Ces traitements ont un double intérêt. En augmentant l’efficacité des médicaments, ils permettent d’en réduire les doses, et donc les effets indésirables.

→ La kinésithérapie. Elle agit sur la qualité de vie des patients par les massages, les drainages lymphatiques, les mobilisations ou l’électrothérapie.

→ La neurostimulation électrique transcutanée. Les électrodes fixées sur la peau et reliées aux bornes d’un générateur permettent des paresthésies de la zone douloureuse. Cette technique employée par les kinésithérapeutes peut être utilisée à domicile par la location ou l’achat de l’appareil (avec remboursement par la Sécurité sociale).

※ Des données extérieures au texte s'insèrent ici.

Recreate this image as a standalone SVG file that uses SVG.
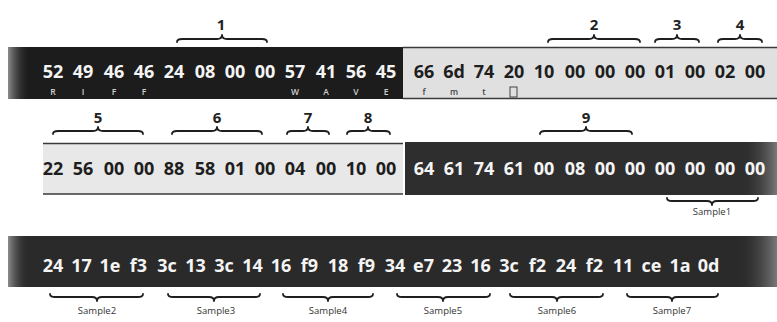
<svg xmlns="http://www.w3.org/2000/svg" width="777" height="322" viewBox="0 0 777 322">
<style>
text{font-family:"Open Sans","Liberation Sans",sans-serif;text-anchor:middle}
.hw{font-size:18px;font-weight:700;fill:#f4f4f4}
.hd{font-size:18px;font-weight:700;fill:#1e1e1e}
.smw{font-size:8.5px;font-weight:600;fill:#cfcfcf}
.smd{font-size:8.5px;font-weight:600;fill:#444}
.num{font-size:15px;font-weight:700;fill:#222}
.lab{font-size:9.5px;fill:#333}
.br{fill:none;stroke:#1e1e1e;stroke-width:1.8;stroke-linecap:round;stroke-linejoin:round}
.ln{stroke:#3a3a3a;stroke-width:1.5}
</style>
<defs>
<linearGradient id="gl" x1="0" y1="0" x2="1" y2="0">
<stop offset="0" stop-color="#8c8c8c"/><stop offset="1" stop-color="#1e1e1e" stop-opacity="0"/>
</linearGradient>
<linearGradient id="gr" x1="0" y1="0" x2="1" y2="0">
<stop offset="0" stop-color="#2e2e2e" stop-opacity="0"/><stop offset="1" stop-color="#7a7a7a"/>
</linearGradient>
</defs>
<rect width="777" height="322" fill="#ffffff"/>

<g id="row1">
<rect x="8" y="47" width="395" height="52" fill="#1c1c1c"/>
<rect x="8" y="47" width="22" height="52" fill="url(#gl)"/>
<rect x="403" y="47" width="374" height="52" fill="#e0e0e0"/>
<line class="ln" x1="403" y1="47.5" x2="777" y2="47.5"/>
<line class="ln" x1="403" y1="98.5" x2="777" y2="98.5"/>
<text class="hw" x="53" y="78">52</text><text class="hw" x="83" y="78">49</text><text class="hw" x="114" y="78">46</text><text class="hw" x="144" y="78">46</text>
<text class="hw" x="174" y="78">24</text><text class="hw" x="205" y="78">08</text><text class="hw" x="235" y="78">00</text><text class="hw" x="265" y="78">00</text>
<text class="hw" x="295" y="78">57</text><text class="hw" x="326" y="78">41</text><text class="hw" x="356" y="78">56</text><text class="hw" x="386" y="78">45</text>
<text class="hd" x="424" y="78">66</text><text class="hd" x="454" y="78">6d</text><text class="hd" x="484" y="78">74</text><text class="hd" x="514" y="78">20</text>
<text class="hd" x="544" y="78">10</text><text class="hd" x="575" y="78">00</text><text class="hd" x="605" y="78">00</text><text class="hd" x="635" y="78">00</text>
<text class="hd" x="665" y="78">01</text><text class="hd" x="695" y="78">00</text><text class="hd" x="725" y="78">02</text><text class="hd" x="755" y="78">00</text>
<text class="smw" x="53" y="95">R</text><text class="smw" x="83" y="95">I</text><text class="smw" x="114" y="95">F</text><text class="smw" x="144" y="95">F</text>
<text class="smw" x="295" y="95">W</text><text class="smw" x="326" y="95">A</text><text class="smw" x="356" y="95">V</text><text class="smw" x="386" y="95">E</text>
<text class="smd" x="424" y="95">f</text><text class="smd" x="454" y="95">m</text><text class="smd" x="484" y="95">t</text>
<rect x="510" y="87" width="7" height="10" fill="none" stroke="#444" stroke-width="1"/>
</g>

<g id="row2">
<rect x="43" y="143" width="360" height="51" fill="#e8e8e8"/>
<line class="ln" x1="43" y1="143.5" x2="403" y2="143.5"/>
<line class="ln" x1="43" y1="194" x2="403" y2="194"/>
<rect x="405" y="142" width="372" height="53" fill="#2e2e2e"/>
<rect x="742" y="142" width="35" height="53" fill="url(#gr)"/>
<text class="hd" x="53" y="175">22</text><text class="hd" x="83" y="175">56</text><text class="hd" x="114" y="175">00</text><text class="hd" x="144" y="175">00</text>
<text class="hd" x="174" y="175">88</text><text class="hd" x="205" y="175">58</text><text class="hd" x="235" y="175">01</text><text class="hd" x="265" y="175">00</text>
<text class="hd" x="295" y="175">04</text><text class="hd" x="326" y="175">00</text><text class="hd" x="356" y="175">10</text><text class="hd" x="386" y="175">00</text>
<text class="hw" x="424" y="175">64</text><text class="hw" x="454" y="175">61</text><text class="hw" x="484" y="175">74</text><text class="hw" x="514" y="175">61</text>
<text class="hw" x="544" y="175">00</text><text class="hw" x="575" y="175">08</text><text class="hw" x="605" y="175">00</text><text class="hw" x="635" y="175">00</text>
<text class="hw" x="665" y="175">00</text><text class="hw" x="695" y="175">00</text><text class="hw" x="725" y="175">00</text><text class="hw" x="755" y="175">00</text>
</g>

<g id="row3">
<rect x="8" y="236" width="769" height="51" fill="#2a2a2a"/>
<rect x="8" y="236" width="22" height="51" fill="url(#gl)"/>
<rect x="738" y="236" width="39" height="51" fill="url(#gr)"/>
<text class="hw" x="53" y="272">24</text><text class="hw" x="81.5" y="272">17</text><text class="hw" x="110" y="272">1e</text><text class="hw" x="138.5" y="272">f3</text>
<text class="hw" x="167" y="272">3c</text><text class="hw" x="195.5" y="272">13</text><text class="hw" x="224" y="272">3c</text><text class="hw" x="252.5" y="272">14</text>
<text class="hw" x="281" y="272">16</text><text class="hw" x="309.5" y="272">f9</text><text class="hw" x="338" y="272">18</text><text class="hw" x="366.5" y="272">f9</text>
<text class="hw" x="395" y="272">34</text><text class="hw" x="423.5" y="272">e7</text><text class="hw" x="452" y="272">23</text><text class="hw" x="480.5" y="272">16</text>
<text class="hw" x="509" y="272">3c</text><text class="hw" x="537.5" y="272">f2</text><text class="hw" x="566" y="272">24</text><text class="hw" x="594.5" y="272">f2</text>
<text class="hw" x="623" y="272">11</text><text class="hw" x="651.5" y="272">ce</text><text class="hw" x="680" y="272">1a</text><text class="hw" x="708.5" y="272">0d</text>
</g>

<g id="braces">
<path class="br" d="M177 42 Q177 39 182 39 L217 39 Q222 39 222 35 Q222 39 227 39 L262 39 Q267 39 267 42"/>
<path class="br" d="M548 42 Q548 39 553 39 L589 39 Q594 39 594 35 Q594 39 599 39 L635 39 Q640 39 640 42"/>
<path class="br" d="M655 42 Q655 39 660 39 L672 39 Q677 39 677 35 Q677 39 682 39 L694 39 Q699 39 699 42"/>
<path class="br" d="M718 42 Q718 39 723 39 L735 39 Q740 39 740 35 Q740 39 745 39 L757 39 Q762 39 762 42"/>
<path class="br" d="M53 134 Q53 131 58 131 L93 131 Q98 131 98 127 Q98 131 103 131 L138 131 Q143 131 143 134"/>
<path class="br" d="M172 134 Q172 131 177 131 L212 131 Q217 131 217 127 Q217 131 222 131 L257 131 Q262 131 262 134"/>
<path class="br" d="M287 134 Q287 131 292 131 L303 131 Q308 131 308 127 Q308 131 313 131 L324 131 Q329 131 329 134"/>
<path class="br" d="M347 134 Q347 131 352 131 L363 131 Q368 131 368 127 Q368 131 373 131 L385 131 Q390 131 390 134"/>
<path class="br" d="M540 134 Q540 131 545 131 L581 131 Q586 131 586 127 Q586 131 591 131 L627 131 Q632 131 632 134"/>
<path class="br" d="M667 198 Q667 201 672 201 L707 201 Q712 201 712 205 Q712 201 717 201 L753 201 Q758 201 758 198"/>
<path class="br" d="M50 294 Q50 297 55 297 L92 297 Q97 297 97 301 Q97 297 102 297 L138 297 Q143 297 143 294"/>
<path class="br" d="M168 294 Q168 297 173 297 L209 297 Q214 297 214 301 Q214 297 219 297 L255 297 Q260 297 260 294"/>
<path class="br" d="M283 294 Q283 297 288 297 L323 297 Q328 297 328 301 Q328 297 333 297 L368 297 Q373 297 373 294"/>
<path class="br" d="M397 294 Q397 297 402 297 L438 297 Q443 297 443 301 Q443 297 448 297 L485 297 Q490 297 490 294"/>
<path class="br" d="M510 294 Q510 297 515 297 L552 297 Q557 297 557 301 Q557 297 562 297 L598 297 Q603 297 603 294"/>
<path class="br" d="M627 294 Q627 297 632 297 L667 297 Q672 297 672 301 Q672 297 677 297 L713 297 Q718 297 718 294"/>
</g>

<g id="labels">
<text class="num" x="221" y="30">1</text>
<text class="num" x="594" y="30">2</text>
<text class="num" x="677" y="30">3</text>
<text class="num" x="740" y="30">4</text>
<text class="num" x="98" y="123">5</text>
<text class="num" x="217" y="123">6</text>
<text class="num" x="308" y="123">7</text>
<text class="num" x="368" y="123">8</text>
<text class="num" x="586" y="123">9</text>
<text class="lab" x="712" y="215">Sample1</text>
<text class="lab" x="97" y="314">Sample2</text>
<text class="lab" x="216" y="314">Sample3</text>
<text class="lab" x="328" y="314">Sample4</text>
<text class="lab" x="443" y="314">Sample5</text>
<text class="lab" x="557" y="314">Sample6</text>
<text class="lab" x="672" y="314">Sample7</text>
</g>
</svg>
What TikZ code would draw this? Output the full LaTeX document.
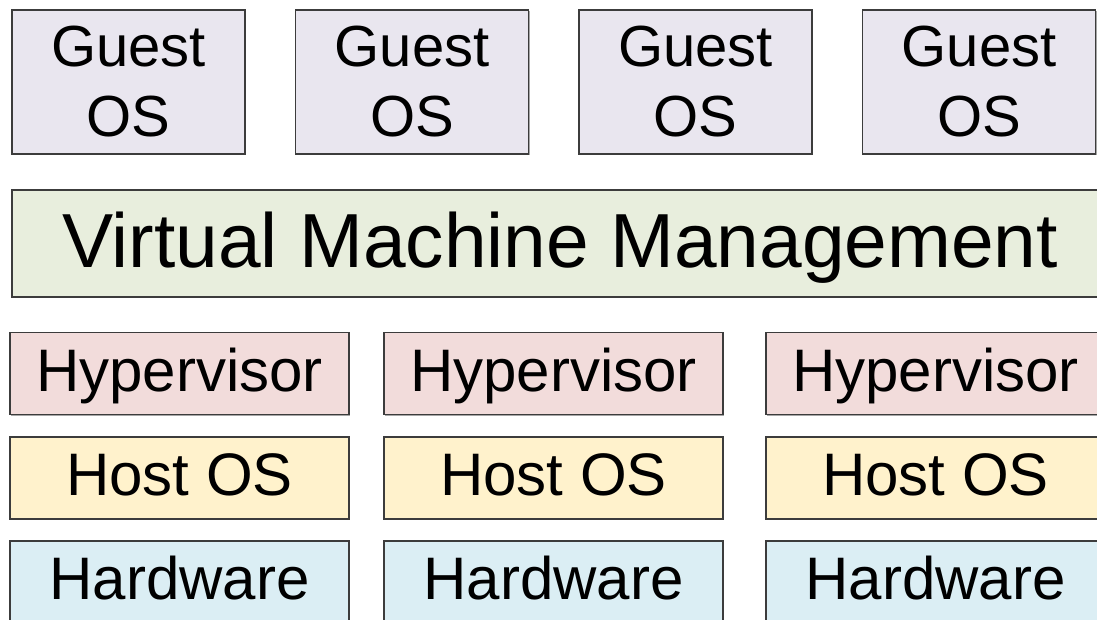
\documentclass[tikz,border=0pt]{standalone}
\usepackage{fontspec}
\setmainfont{Liberation Sans}
\usetikzlibrary{shadows}
\definecolor{guestfill}{HTML}{E9E6EF}
\definecolor{vmmfill}{HTML}{E8EEDD}
\definecolor{hypfill}{HTML}{F2DCDB}
\definecolor{hostfill}{HTML}{FFF2CC}
\definecolor{hwfill}{HTML}{DBEEF4}
\definecolor{edge}{HTML}{3C3C3C}
\tikzset{
  layer/.style={draw=edge, line width=1.1pt, inner sep=0pt, align=center,
    drop shadow={shadow xshift=0.9pt, shadow yshift=-0.9pt, opacity=0.35, fill=black}},
  guestbox/.style={layer, fill=guestfill, minimum width=174.75pt, minimum height=108pt,
    font=\fontsize{43.5pt}{52.5pt}\selectfont},
  vmmbox/.style={layer, fill=vmmfill, minimum width=822pt, minimum height=80.25pt,
    font=\fontsize{57.5pt}{68pt}\selectfont, text height=47.25pt, text depth=12pt},
  tierbox/.style={layer, minimum width=254.25pt, minimum height=61.5pt,
    font=\fontsize{45pt}{54pt}\selectfont, text height=35.5pt, text depth=9pt}
}
\begin{document}
\begin{tikzpicture}[x=0.75pt, y=-0.75pt]
  \useasboundingbox (0,0) rectangle (1097,619);

  % guest operating systems
  \node[guestbox] (g1) at (128.5,82) {Guest\\OS};
  \node[guestbox] (g2) at (412,82)   {Guest\\OS};
  \node[guestbox] (g3) at (695.5,82) {Guest\\OS};
  \node[guestbox] (g4) at (979,82)   {Guest\\OS};

  % management layer
  \node[vmmbox] (vmm) at (560,243.5) {Virtual Machine Management};

  % per-host stacks
  \foreach \cx/\n in {179.5/1, 553.5/2, 935.5/3} {
    \node[tierbox, fill=hypfill]  (hyp\n)  at (\cx,373.5) {Hypervisor};
    \node[tierbox, fill=hostfill] (host\n) at (\cx,478)   {Host OS};
    \node[tierbox, fill=hwfill]   (hw\n)   at (\cx,582)   {Hardware};
  }
\end{tikzpicture}
\end{document}
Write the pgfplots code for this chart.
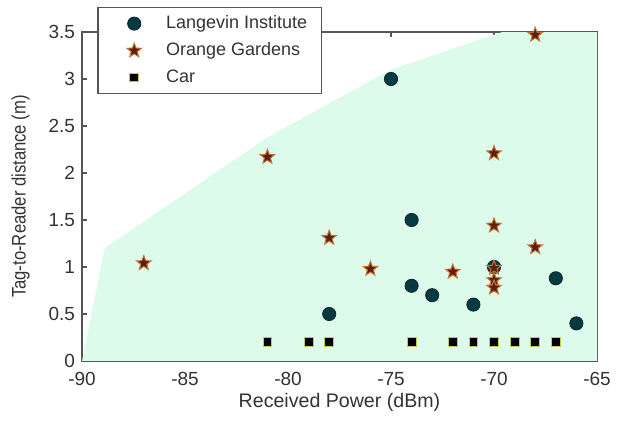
\documentclass[border=0pt]{standalone}
\usepackage{pgfplots}
\pgfplotsset{compat=1.18}
\usepackage{fontspec}
\setmainfont{Liberation Sans}
\newfontfamily\ylabfont[FakeStretch=0.85]{Liberation Sans}
\definecolor{mint}{HTML}{DDFBEA}
\definecolor{axgray}{HTML}{555555}
\definecolor{txtgray}{HTML}{333333}
\definecolor{teal}{HTML}{063A40}
\definecolor{starface}{HTML}{5E1E0E}
\definecolor{staredge}{HTML}{C87436}
\definecolor{sqedge}{HTML}{C8C850}
\pgfdeclareplotmark{pentagram}{%
  \pgfpathmoveto{\pgfpointpolar{90}{\pgfplotmarksize}}%
  \pgfpathlineto{\pgfpointpolar{126}{0.42\pgfplotmarksize}}%
  \pgfpathlineto{\pgfpointpolar{162}{\pgfplotmarksize}}%
  \pgfpathlineto{\pgfpointpolar{198}{0.42\pgfplotmarksize}}%
  \pgfpathlineto{\pgfpointpolar{234}{\pgfplotmarksize}}%
  \pgfpathlineto{\pgfpointpolar{270}{0.42\pgfplotmarksize}}%
  \pgfpathlineto{\pgfpointpolar{306}{\pgfplotmarksize}}%
  \pgfpathlineto{\pgfpointpolar{342}{0.42\pgfplotmarksize}}%
  \pgfpathlineto{\pgfpointpolar{18}{\pgfplotmarksize}}%
  \pgfpathlineto{\pgfpointpolar{54}{0.42\pgfplotmarksize}}%
  \pgfpathclose
  \pgfusepathqfillstroke}
\pgfplotsset{mylegimg/.style={legend image code/.code={\path[draw=none,fill=none] (0cm,0cm) -- (0.95cm,0cm); \draw[##1] plot[only marks] coordinates {(0.46cm,0cm)};}}}
\begin{document}
\begin{tikzpicture}
\begin{axis}[
  name=ax,
  scale only axis,
  width=257.5pt, height=164.5pt,
  xmin=-90, xmax=-65, ymin=0, ymax=3.5,
  xtick={-90,-85,...,-65},
  ytick={0,0.5,...,3.5},
  tick align=inside, tick pos=both,
  major tick length=2.5pt,
  axis line style={axgray, line width=0.6pt},
  every tick/.style={axgray, line width=0.6pt},
  tick label style={font=\fontsize{9.5}{11}\selectfont, color=txtgray},
  xticklabel style={yshift=-2pt},
  /pgf/number format/assume math mode=true,
  yticklabel style={/pgf/number format/fixed},
  label style={font=\fontsize{9.8}{12}\selectfont, color=txtgray},
  xlabel={Received Power (dBm)},
  ylabel={\ylabfont Tag-to-Reader distance (m)},
  xlabel style={yshift=3pt},
  ylabel style={yshift=2.5pt},
  legend style={at={(0.03,1.076)}, anchor=north west, draw=axgray, line width=0.6pt,
    font=\fontsize{9}{10}\selectfont, text=txtgray, row sep=1.5pt, inner ysep=2pt, inner xsep=5pt,
    cells={anchor=west}},
  legend cell align=left,
]
\addplot[fill=mint, draw=none, forget plot] coordinates {
  (-90,0) (-88.9,1.2) (-81,2.38) (-75,3.1) (-70,3.47) (-69.6,3.5) (-65,3.5) (-65,0) (-90,0)} \closedcycle;
\addplot[only marks, mylegimg, mark=*, mark size=3.3pt, mark options={fill=teal, draw=teal!70!black, line width=0.4pt}] coordinates {
  (-78,0.5) (-75,3.0) (-74,1.5) (-74,0.8) (-73,0.7) (-71,0.6) (-70,1.0) (-67,0.88) (-66,0.4)};
\addlegendentry{Langevin Institute}
\addplot[only marks, mylegimg, mark=pentagram, mark size=3.8pt, mark options={fill=starface, draw=staredge, line width=0.5pt}] coordinates {
  (-87,1.04) (-81,2.17) (-78,1.31) (-76,0.98) (-72,0.95) (-70,2.21) (-70,1.44) (-70,0.99) (-70,0.86) (-70,0.78) (-68,1.21) (-68,3.47)};
\addlegendentry{Orange Gardens}
\addplot[only marks, mylegimg, mark=square*, mark size=2.2pt, mark options={fill=black, draw=sqedge, line width=0.5pt}] coordinates {
  (-81,0.2) (-79,0.2) (-78,0.2) (-74,0.2) (-72,0.2) (-71,0.2) (-70,0.2) (-69,0.2) (-68,0.2) (-67,0.2)};
\addlegendentry{Car}
\end{axis}
\path ([xshift=-41pt,yshift=-33pt]ax.south west) rectangle ([xshift=15pt,yshift=16pt]ax.north east);
\end{tikzpicture}
\end{document}
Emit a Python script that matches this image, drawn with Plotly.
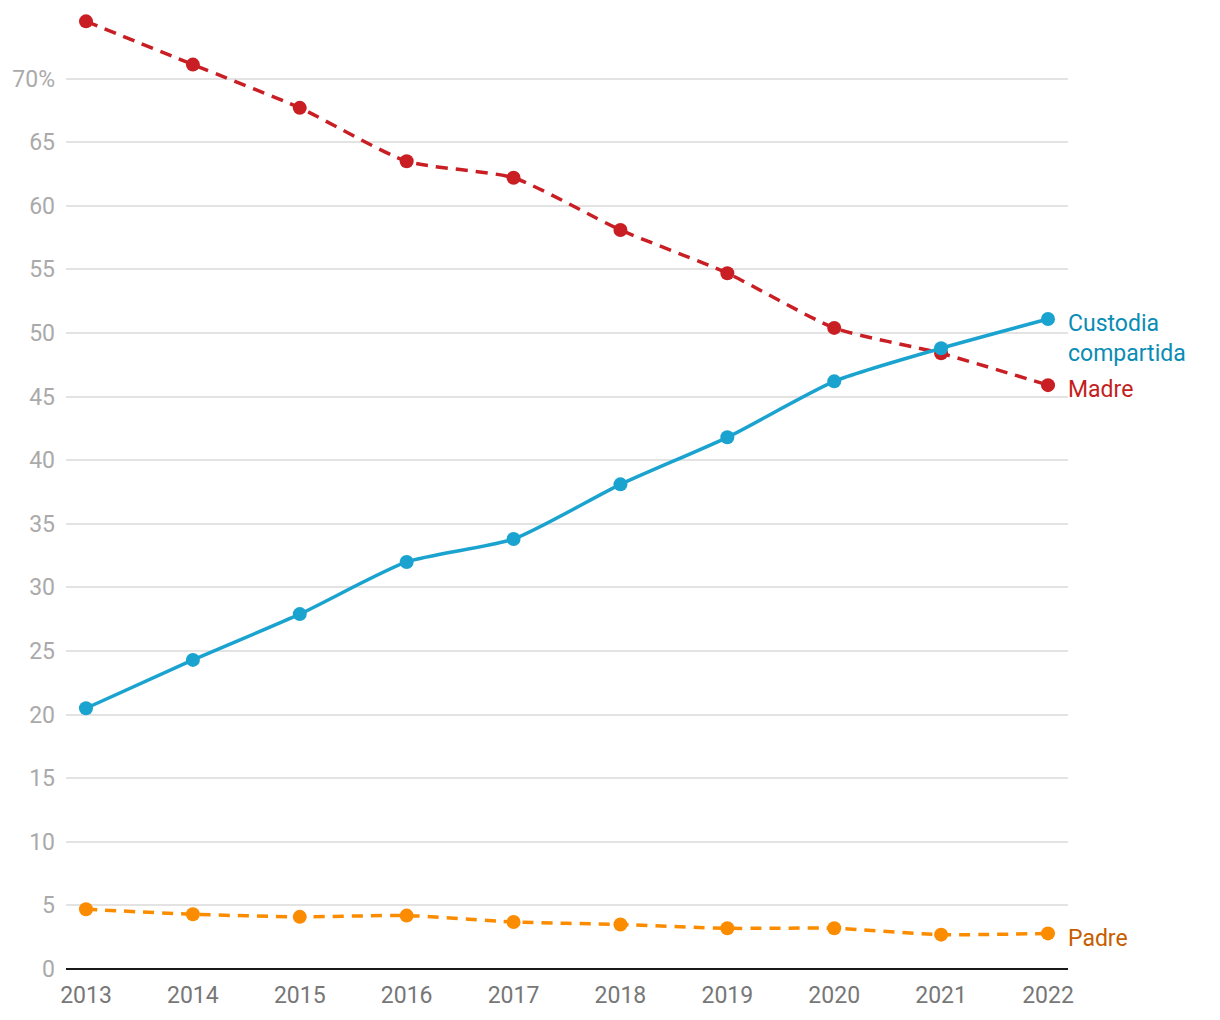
import plotly.graph_objects as go

years = [2013, 2014, 2015, 2016, 2017, 2018, 2019, 2020, 2021, 2022]
madre = [74.5, 71.1, 67.7, 63.5, 62.2, 58.1, 54.7, 50.4, 48.4, 45.9]
custodia = [20.5, 24.3, 27.9, 32.0, 33.8, 38.1, 41.8, 46.2, 48.8, 51.1]
padre = [4.7, 4.3, 4.1, 4.2, 3.7, 3.5, 3.2, 3.2, 2.7, 2.8]

y_ticks = [0, 5, 10, 15, 20, 25, 30, 35, 40, 45, 50, 55, 60, 65, 70]
y_labels = [str(v) for v in y_ticks[:-1]] + ["70%"]

series = [
    ("Madre", madre, "#c91f24", "12px,8px"),
    ("Custodia compartida", custodia, "#1ba3d0", "solid"),
    ("Padre", padre, "#fb8c00", "11px,8px"),
]

fig = go.Figure()
for name, vals, col, dash in series:
    fig.add_trace(go.Scatter(
        x=years, y=vals, mode="lines+markers", name=name,
        line=dict(color=col, width=3.5, dash=dash, shape="spline", smoothing=0.6),
        marker=dict(color=col, size=14),
        cliponaxis=False, showlegend=False,
    ))

FS = 24
fig.add_annotation(x=2022, y=custodia[-1], text="Custodia<br>compartida",
                   xref="x", yref="y", xanchor="left", yanchor="top", yshift=11, xshift=18,
                   showarrow=False, align="left",
                   font=dict(color="#0a8cb5", size=FS - 1, family="Roboto"))
fig.add_annotation(x=2022, y=madre[-1], text="Madre",
                   xref="x", yref="y", xanchor="left", yanchor="middle", xshift=18, yshift=-4,
                   showarrow=False, font=dict(color="#c41d1d", size=FS - 1, family="Roboto"))
fig.add_annotation(x=2022, y=padre[-1], text="Padre",
                   xref="x", yref="y", xanchor="left", yanchor="middle", xshift=18, yshift=-5,
                   showarrow=False, font=dict(color="#c75d00", size=FS - 1, family="Roboto"))

fig.update_layout(
    width=1204, height=1004,
    margin=dict(l=58, r=144, t=7, b=43),
    plot_bgcolor="white", paper_bgcolor="white",
    font=dict(family="Roboto"),
    xaxis=dict(range=[2012.813, 2022.187], tickvals=years, showgrid=False,
               ticks="", tickfont=dict(size=FS - 1, color="#777777"),
               showline=False, zeroline=False, ticklabelstandoff=10, automargin=False),
    yaxis=dict(range=[0, 75], tickvals=y_ticks, ticktext=y_labels,
               showgrid=True, gridcolor="#e3e3e3", gridwidth=1.5,
               zeroline=True, zerolinecolor="#1a1a1a", zerolinewidth=2,
               ticks="", tickfont=dict(size=FS - 1, color="#aaaaaa"),
               ticklabelstandoff=10, automargin=False),
)

fig.write_html("out.html")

→ La chirurgie. Elle est proposée dans certains cas après échecs des autres méthodes non invasives.

(1) “Douleur rebelle en situation palliative avancée chez l’adulte”, Recommandations de bonne pratique Afssaps, juin 2010.

(2) Soins palliatifs, éthique et fin de vie, Régis Aubry et Marie-Claude Daydé, éditions Lamarre, mai 2010.

Point de vue…

« Anticiper le retour à domicile »

Nathalie Pettoello, infirmière libérale à Quevauvillers (80)

« Lorsqu’un patient en fin de vie quitte l’hôpital pour un retour à domicile, l’infirmière qui n’a pas été avertie et se retrouve devant le fait accompli est en difficulté. D’autant que les sorties en fin de semaine, le vendredi soir, sont fréquentes. On doit sensibiliser les services hospitaliers pour qu’ils préviennent les soignants du domicile et qu’ils prennent certaines précautions. C’est notamment le cas des médicaments à délivrance hospitalière comme le Perfalgan. Il faut insister pour que l’hôpital fournisse le nécessaire pour couvrir le week-end dans des zones où la pharmacie ne pourra être approvisionnée avant le lundi suivant. »

* Nathalie Pettoello a produit un livre sur le sujet, voir partie Savoir plus pages 55-56.